-- begin --
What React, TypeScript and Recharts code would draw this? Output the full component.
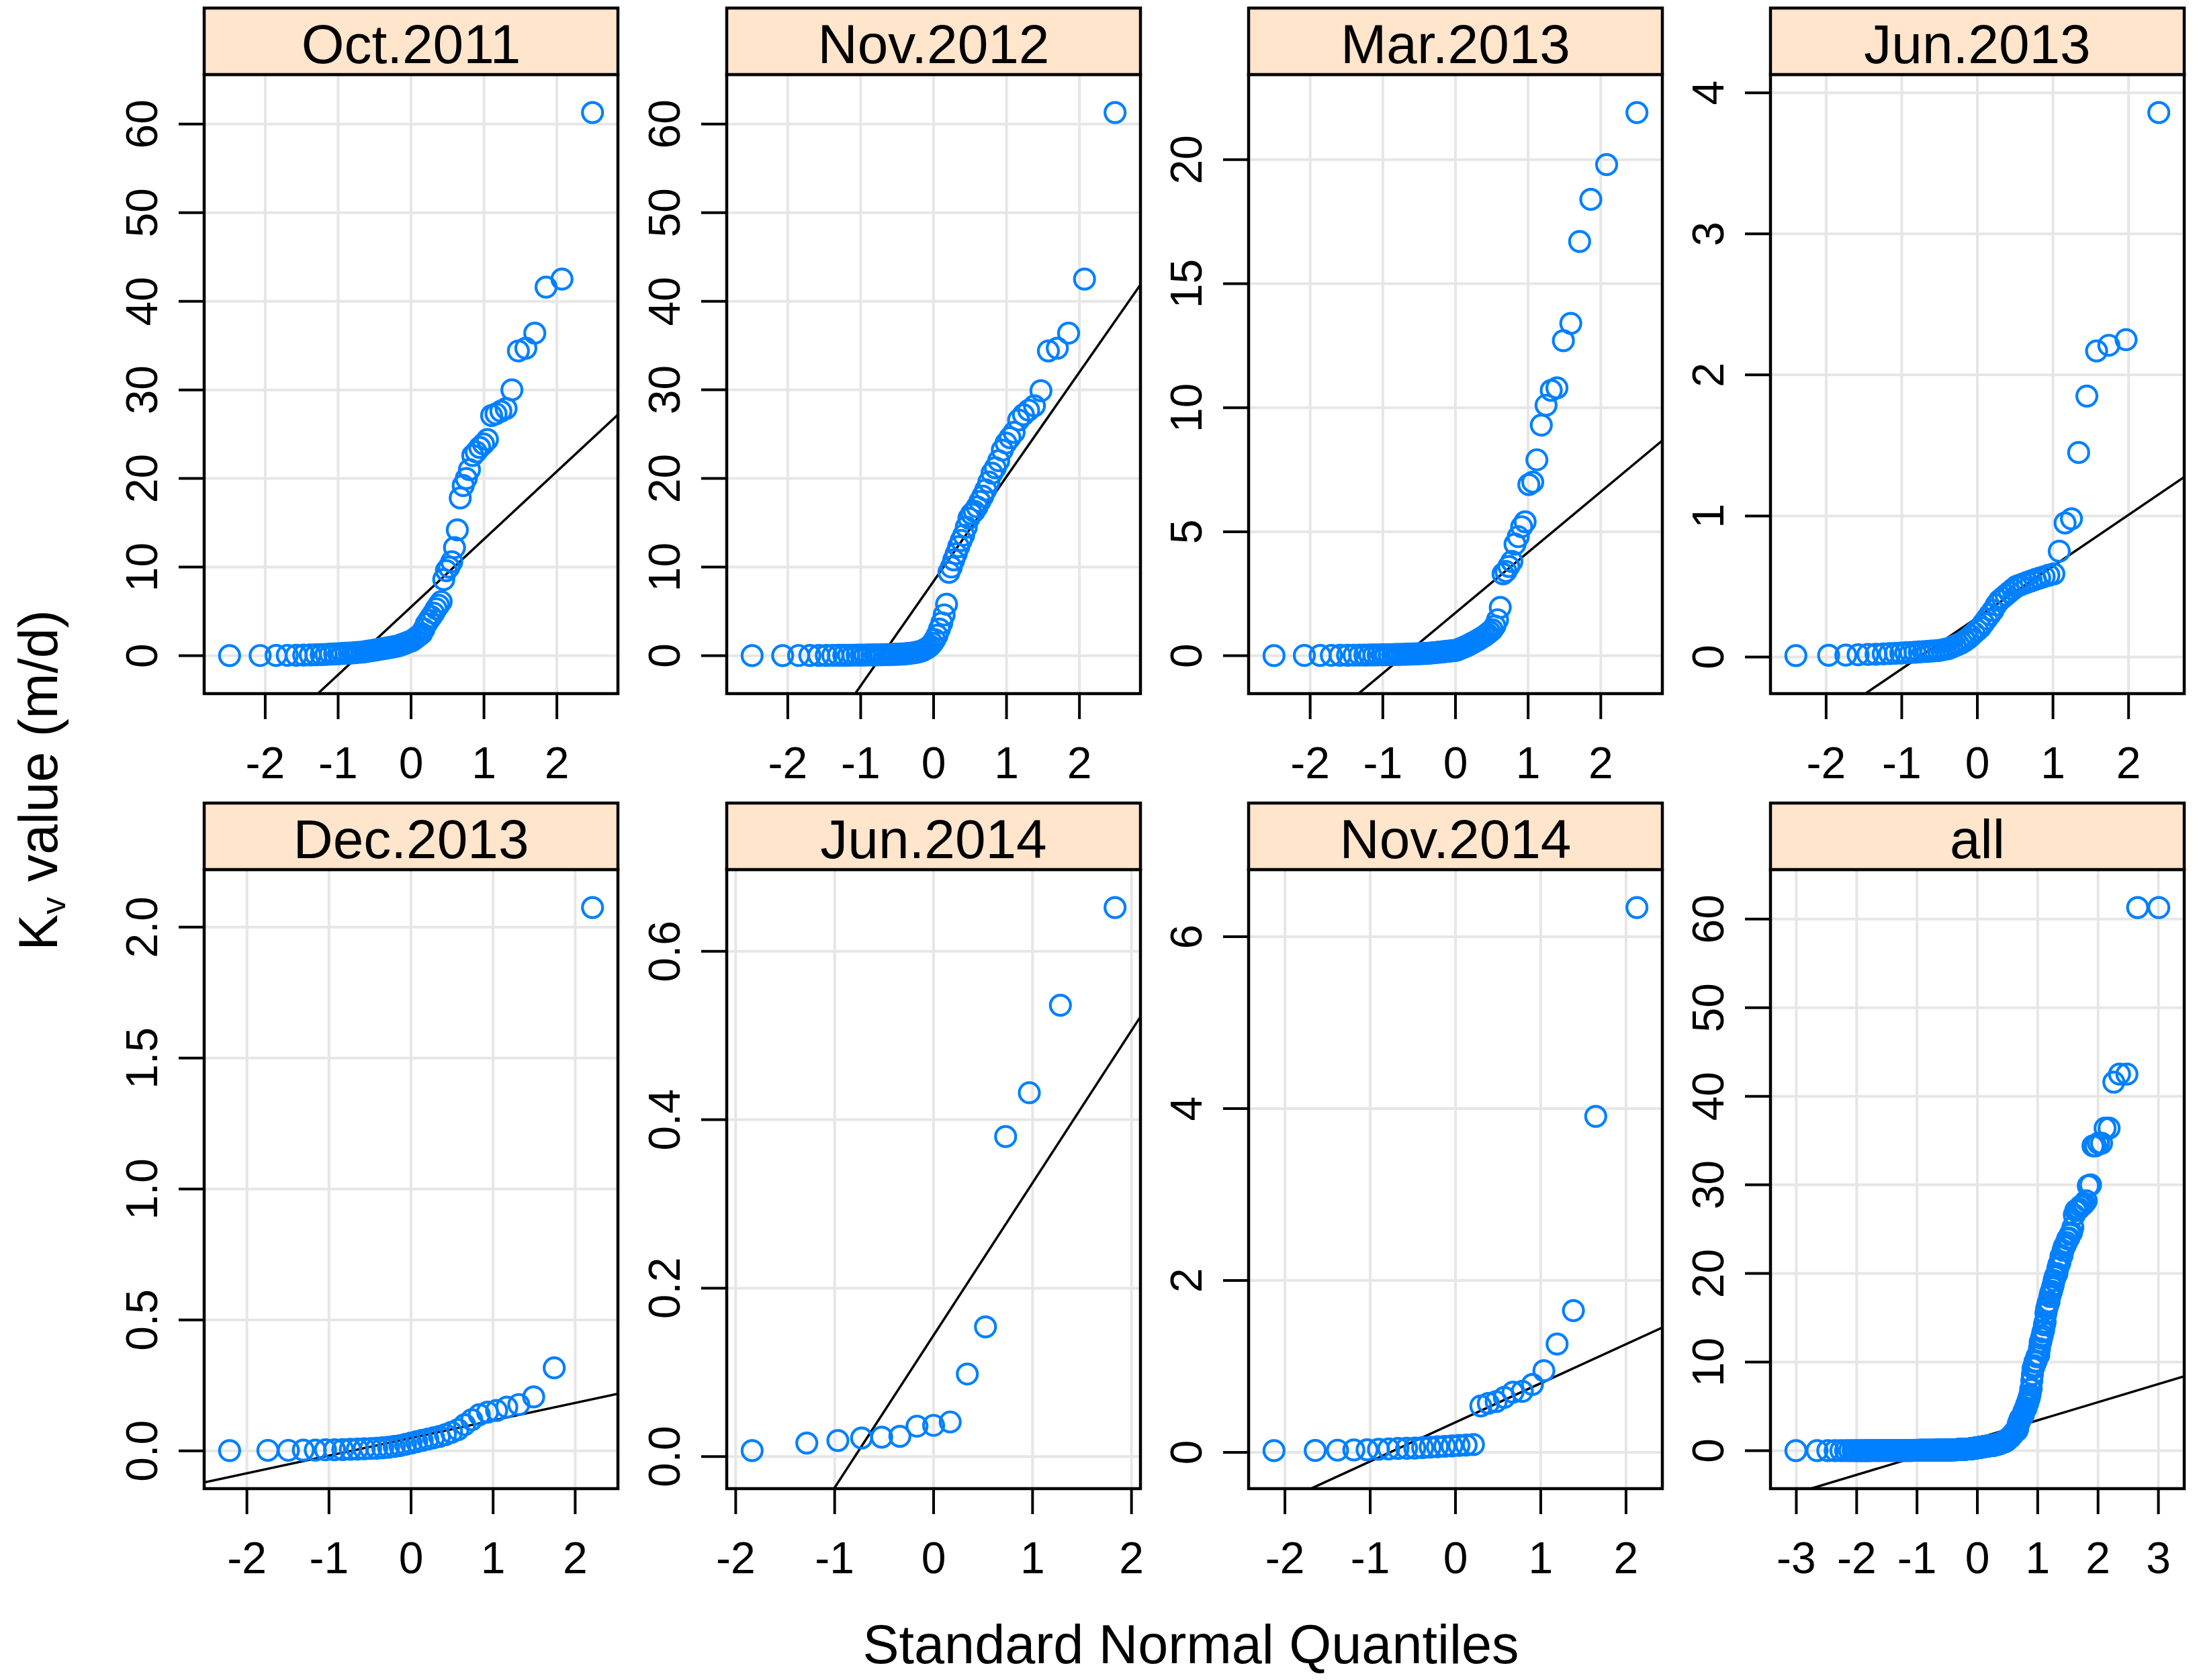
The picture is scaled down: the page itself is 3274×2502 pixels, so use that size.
import { ScatterChart, Scatter, XAxis, YAxis, CartesianGrid, ReferenceLine, ReferenceArea } from "recharts"

const FONT = '"Liberation Sans", Arial, Helvetica, sans-serif'

// sorted Kv samples (m/d)
const oct2011 = [
  0.01, 0.02, 0.03, 0.04, 0.05, 0.07, 0.08, 0.1, 0.13, 0.15,
  0.18, 0.2, 0.22, 0.25, 0.28, 0.3, 0.32, 0.35, 0.38, 0.4,
  0.45, 0.5, 0.55, 0.6, 0.65, 0.7, 0.75, 0.8, 0.85, 0.9,
  0.95, 1.0, 1.05, 1.1, 1.2, 1.3, 1.4, 1.5, 1.6, 1.7,
  1.9, 2.1, 2.3, 2.5, 3.0, 3.6, 4.0, 4.4, 4.8, 5.3,
  5.7, 6.1, 8.6, 9.6, 10.0, 10.6, 12.2, 14.2, 17.8, 19.2,
  20.0, 21.0, 22.6, 23.0, 23.5, 23.9, 24.4, 27.1, 27.3, 27.6,
  27.9, 30.0, 34.4, 34.7, 36.4, 41.6, 42.5, 61.3
]
const nov2012 = [
  0.005, 0.01, 0.015, 0.02, 0.025, 0.03, 0.035, 0.04, 0.045, 0.05,
  0.055, 0.06, 0.065, 0.07, 0.075, 0.08, 0.085, 0.09, 0.1, 0.11,
  0.12, 0.13, 0.14, 0.15, 0.16, 0.18, 0.2, 0.22, 0.25, 0.28,
  0.32, 0.36, 0.42, 0.5, 0.6, 0.75, 0.9, 1.1, 1.4, 1.8,
  2.3, 3.0, 3.7, 4.6, 5.8, 9.4, 10.0, 10.8, 11.5, 12.3,
  13.0, 13.6, 14.5, 15.5, 16.0, 16.3, 16.8, 17.4, 18.0, 18.7,
  19.6, 20.6, 21.2, 22.0, 23.2, 24.0, 24.6, 25.2, 26.6, 27.2,
  27.7, 28.2, 29.9, 34.4, 34.7, 36.4, 42.5, 61.3
]
const mar2013 = [
  0.005, 0.01, 0.012, 0.015, 0.018, 0.02, 0.022, 0.025, 0.028, 0.03,
  0.032, 0.035, 0.038, 0.04, 0.043, 0.046, 0.05, 0.053, 0.056, 0.06,
  0.064, 0.068, 0.072, 0.076, 0.08, 0.085, 0.09, 0.095, 0.1, 0.11,
  0.12, 0.13, 0.14, 0.15, 0.16, 0.17, 0.18, 0.19, 0.2, 0.21,
  0.22, 0.26, 0.3, 0.34, 0.38, 0.42, 0.47, 0.52, 0.57, 0.62,
  0.68, 0.74, 0.8, 0.88, 0.96, 1.05, 1.2, 1.45, 1.95, 3.3,
  3.4, 3.6, 3.8, 4.5, 4.8, 5.2, 5.4, 6.9, 7.0, 7.9,
  9.3, 10.1, 10.7, 10.8, 12.7, 13.4, 16.7, 18.4, 19.8, 21.9
]
const jun2013 = [
  0.01, 0.012, 0.014, 0.016, 0.018, 0.02, 0.022, 0.024, 0.026, 0.028,
  0.03, 0.032, 0.034, 0.036, 0.038, 0.04, 0.042, 0.044, 0.046, 0.05,
  0.055, 0.06, 0.07, 0.08, 0.09, 0.1, 0.115, 0.13, 0.15, 0.17,
  0.19, 0.21, 0.24, 0.27, 0.3, 0.33, 0.37, 0.4, 0.42, 0.44,
  0.46, 0.48, 0.5, 0.51, 0.52, 0.53, 0.54, 0.55, 0.56, 0.57,
  0.58, 0.59, 0.75, 0.95, 0.98, 1.45, 1.85, 2.17, 2.21, 2.25,
  3.86
]
const dec2013 = [
  0.001, 0.002, 0.002, 0.003, 0.003, 0.004, 0.004, 0.005, 0.006, 0.007,
  0.008, 0.009, 0.01, 0.012, 0.014, 0.017, 0.02, 0.025, 0.03, 0.035,
  0.04, 0.045, 0.05, 0.055, 0.062, 0.071, 0.081, 0.1, 0.119, 0.138,
  0.148, 0.154, 0.167, 0.177, 0.206, 0.317, 2.075
]
const jun2014 = [
  0.007, 0.016, 0.019, 0.022, 0.023, 0.024, 0.036, 0.037, 0.041, 0.098,
  0.154, 0.38, 0.432, 0.536, 0.652
]
const nov2014 = [
  0.02, 0.022, 0.025, 0.028, 0.03, 0.035, 0.04, 0.045, 0.048, 0.05,
  0.055, 0.06, 0.065, 0.07, 0.075, 0.08, 0.085, 0.09,
  0.54, 0.57, 0.59, 0.64, 0.7, 0.71, 0.79, 0.95, 1.26, 1.65, 3.91, 6.34
]

const panelNames = ["Oct.2011", "Nov.2012", "Mar.2013", "Jun.2013", "Dec.2013", "Jun.2014", "Nov.2014", "all"]
const samples = [oct2011, nov2012, mar2013, jun2013, dec2013, jun2014, nov2014]
const allSamples = samples.flat()

// reference line through the quartiles: intercept + slope * quantile
const lineIntercepts = [5.5, 8.4, 1.73, 0.28, 0.049, 0.144, 0.349, 1.37]
const lineSlopes = [7.65, 11.8, 2.44, 0.364, 0.0672, 0.181, 0.455, 2.05]

const xTicksStd = [-2, -1, 0, 1, 2]
const xTicksAll = [-3, -2, -1, 0, 1, 2, 3]
const yTicks = [
  [0, 10, 20, 30, 40, 50, 60],
  [0, 10, 20, 30, 40, 50, 60],
  [0, 5, 10, 15, 20],
  [0, 1, 2, 3, 4],
  [0, 0.5, 1, 1.5, 2],
  [0, 0.2, 0.4, 0.6],
  [0, 2, 4, 6],
  [0, 10, 20, 30, 40, 50, 60]
]
const yDecimals = [0, 0, 0, 0, 1, 1, 0, 0]

const COL_LEFT = [304, 1082, 1859, 2636]
const ROW_TOP = [111, 1295]
const PLOT_W = 616
const PLOT_H = 922
const STRIP_H = 99
const AXIS_W = 200
const AXIS_H = 160

// inverse of the standard normal cdf (Acklam)
function qnorm(p: number) {
  const a = [-39.69683028665376, 220.9460984245205, -275.9285104469687, 138.357751867269, -30.66479806614716, 2.506628277459239]
  const b = [-54.47609879822406, 161.5858368580409, -155.6989798598866, 66.80131188771972, -13.28068155288572]
  const c = [-0.007784894002430293, -0.3223964580411365, -2.400758277161838, -2.549671503252720, 4.374664141464968, 2.938163982698783]
  const d = [0.007784695709041462, 0.3224671290700398, 2.445134137142996, 3.754408661907416]
  const lo = 0.02425
  if (p < lo) {
    const q = Math.sqrt(-2 * Math.log(p))
    return (((((c[0] * q + c[1]) * q + c[2]) * q + c[3]) * q + c[4]) * q + c[5]) / ((((d[0] * q + d[1]) * q + d[2]) * q + d[3]) * q + 1)
  }
  if (p > 1 - lo) {
    const q = Math.sqrt(-2 * Math.log(1 - p))
    return -(((((c[0] * q + c[1]) * q + c[2]) * q + c[3]) * q + c[4]) * q + c[5]) / ((((d[0] * q + d[1]) * q + d[2]) * q + d[3]) * q + 1)
  }
  const q = p - 0.5
  const r = q * q
  return ((((((a[0] * r + a[1]) * r + a[2]) * r + a[3]) * r + a[4]) * r + a[5]) * q) / (((((b[0] * r + b[1]) * r + b[2]) * r + b[3]) * r + b[4]) * r + 1)
}

// qqmath positions: ppoints(n) against the sorted sample
const toQQ = (values: number[]) => {
  const s = [...values].sort((u, v) => u - v)
  const n = s.length
  const a = n <= 10 ? 3 / 8 : 0.5
  return s.map((y, i) => ({ x: qnorm((i + 1 - a) / (n + 1 - 2 * a)), y }))
}

const extend = (lo: number, hi: number) => {
  const d = hi - lo
  return [lo - 0.07 * d, hi + 0.07 * d]
}

const Ring = (props: any) => {
  if (props.cx == null || props.cy == null) return null
  return <circle cx={props.cx} cy={props.cy} r={15} fill="none" stroke="#0080ff" strokeWidth={4.2} />
}

const makeXTick = () => (props: any) => {
  const { x, y, payload } = props
  return (
    <text x={x} y={y + 86} textAnchor="middle" fontSize={66} fontFamily={FONT} fill="#000">
      {String(payload.value)}
    </text>
  )
}

const makeYTick = (dec: number) => (props: any) => {
  const { x, y, payload } = props
  const bx = x - 30
  return (
    <text x={bx} y={y} transform={`rotate(-90 ${bx} ${y})`} textAnchor="middle" fontSize={66} fontFamily={FONT} fill="#000">
      {Number(payload.value).toFixed(dec)}
    </text>
  )
}

const Panel = ({ idx }: { idx: number }) => {
  const values = idx < 7 ? samples[idx] : allSamples
  const pts = toQQ(values)
  const xs = pts.map((p) => p.x)
  const ys = pts.map((p) => p.y)
  const [xlo, xhi] = extend(Math.min(...xs), Math.max(...xs))
  const [ylo, yhi] = extend(Math.min(...ys), Math.max(...ys))
  const a = lineIntercepts[idx]
  const b = lineSlopes[idx]
  const col = idx % 4
  const row = Math.floor(idx / 4)
  const left = COL_LEFT[col] - AXIS_W
  const top = ROW_TOP[row] - 10
  return (
    <div style={{ position: "absolute", left, top }}>
      <ScatterChart
        width={AXIS_W + PLOT_W + 10}
        height={10 + PLOT_H + AXIS_H}
        margin={{ top: 10, right: 10, bottom: 0, left: 0 }}
      >
        <CartesianGrid stroke="#e6e6e6" strokeWidth={4} />
        <XAxis
          type="number"
          dataKey="x"
          domain={[xlo, xhi]}
          allowDataOverflow
          ticks={idx === 7 ? xTicksAll : xTicksStd}
          interval={0}
          height={AXIS_H}
          tickSize={38}
          axisLine={false}
          tickLine={{ stroke: "#000", strokeWidth: 4 }}
          tick={makeXTick()}
        />
        <YAxis
          type="number"
          dataKey="y"
          domain={[ylo, yhi]}
          allowDataOverflow
          ticks={yTicks[idx]}
          interval={0}
          width={AXIS_W}
          tickSize={38}
          axisLine={false}
          tickLine={{ stroke: "#000", strokeWidth: 4 }}
          tick={makeYTick(yDecimals[idx])}
        />
        <Scatter data={pts} shape={Ring} isAnimationActive={false} />
        <ReferenceLine
          segment={[{ x: xlo, y: a + b * xlo }, { x: xhi, y: a + b * xhi }]}
          stroke="#000"
          strokeWidth={3.5}
          ifOverflow="hidden"
        />
        <ReferenceArea x1={xlo} x2={xhi} y1={ylo} y2={yhi} fill="none" fillOpacity={0} stroke="#000" strokeWidth={4.5} ifOverflow="visible" />
      </ScatterChart>
    </div>
  )
}

const App = () => {
  return (
    <div style={{ position: "absolute", left: 0, top: 0, width: 3274, height: 2502, background: "#fff", overflow: "hidden" }}>
      {panelNames.map((_, i) => (
        <Panel key={i} idx={i} />
      ))}
      <svg width={3274} height={2502} style={{ position: "absolute", left: 0, top: 0, pointerEvents: "none" }}>
        {panelNames.map((name, i) => {
          const x = COL_LEFT[i % 4]
          const y = ROW_TOP[Math.floor(i / 4)] - STRIP_H
          return (
            <g key={name}>
              <rect x={x} y={y} width={PLOT_W} height={STRIP_H} fill="#ffe5cc" stroke="#000" strokeWidth={4.5} />
              <text x={x + PLOT_W / 2} y={y + 82} textAnchor="middle" fontSize={82} fontFamily={FONT} fill="#000">
                {name}
              </text>
            </g>
          )
        })}
        <text x={1773} y={2477} textAnchor="middle" fontSize={81} fontFamily={FONT} fill="#000">
          Standard Normal Quantiles
        </text>
        <text x={85} y={1162} transform="rotate(-90 85 1162)" textAnchor="middle" fontSize={81} fontFamily={FONT} fill="#000">
          K<tspan fontSize={52} dy={12}>v</tspan>
          <tspan dy={-12}> value (m/d)</tspan>
        </text>
      </svg>
    </div>
  )
}

export default App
-- end --
*Objective*. Write out each line of the listing above, exactly, from its first line to the line holding "Arial, Helvetica, sans-serif'", inclusive. Skip the pictures.

*In response*.
What React, TypeScript and Recharts code would draw this? Output the full component.
The picture is scaled down: the page itself is 3274×2502 pixels, so use that size.
import { ScatterChart, Scatter, XAxis, YAxis, CartesianGrid, ReferenceLine, ReferenceArea } from "recharts"

const FONT = '"Liberation Sans", Arial, Helvetica, sans-serif'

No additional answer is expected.